Tripoli, Lebanon: Lebanon’s army began deploying on Monday in the northern city of Tripoli following a week of bloodshed in which 14 people died and more than 80 were wounded, an AFP reporter said.
The fighting, between supporters and opponents of Syria’s regime, has been concentrated in the Bab Al Tebbaneh and Jebel Mohsin districts of Tripoli, Lebanon’s second city.
The reporter said tanks and jeeps entered the northern sector of Bab Al Tebbaneh but their progress was slowed by sniper fire, to which the troops responded. One soldier was wounded in the shooting.
A security official said the army had also deployed in Jebel Mohsin, which adjoins Bab Al Tebbaneh.
Residents of Bab Al Tebbaneh support the revolt against Syrian President Bashar Al Assad, while those in Jebel Mohsin back Al Assad. They have fought frequently since the Syrian conflict erupted in March 2011.
Acting Prime Minister Najib Mikati said on Saturday that “security forces will take every step to put an end to the violence and chaos” in the city. “They will be strict and impartial,” he said.

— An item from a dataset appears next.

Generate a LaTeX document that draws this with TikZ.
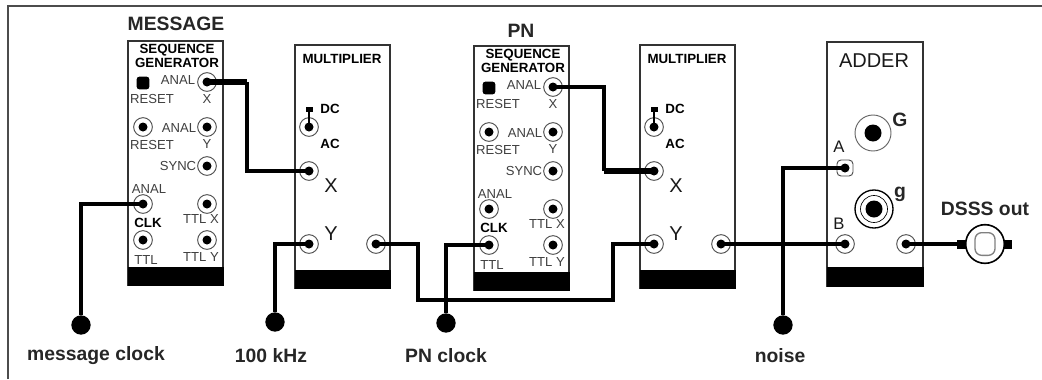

But residents of Syria Street, which separates the two rival neighbourhoods, were sceptical.
“This is all a joke,” said Mustafa Al Haj, a retired 69-year-old. @It is the eighteenth time since May, 2008 that they come to help. In fact, the army makes a small tour and then leaves. There is no solution.
“In the past eight days, 400 families have left Syria Street, including my own. We sleep under the stars, me, my wife and our three children, in a park in the city. Each month it’s the same thing.”
Since the start of the latest violence, six residents of Jebel Mohsin, where the majority adhere to the same Alawite branch of the Shiite sect as Al Assad, have been killed, while eight residents of the mainly Sunni Bab Al Tebbaneh suburb have died.
Tripoli is home to 200,000 people, 80 per cent of whom are Sunnis, 6-7 per cent Alawites and the rest Christians.
The fighting broke out on October 21 as a Lebanese private television station aired an interview with Al Assad, in which he said the time is not ripe for a peace conference to try to resolve the 31-month conflict and said he was ready to run for re-election in 2014.
The violence prompted residents to flee the impoverished neighbourhoods, and schools and universities have been closed since the middle of last week.
Lebanon is deeply divided into pro- and anti-Damascus camps.
The division has widened since Lebanese Shiite movement Hezbollah admitted in May it was sending fighters into Syria to support Al Assad’s troops.
Small radical Sunni organisations have also sent men across the border to fight alongside rebels.
Lebanon was dominated politically and militarily by Damascus for 30 years until 2005.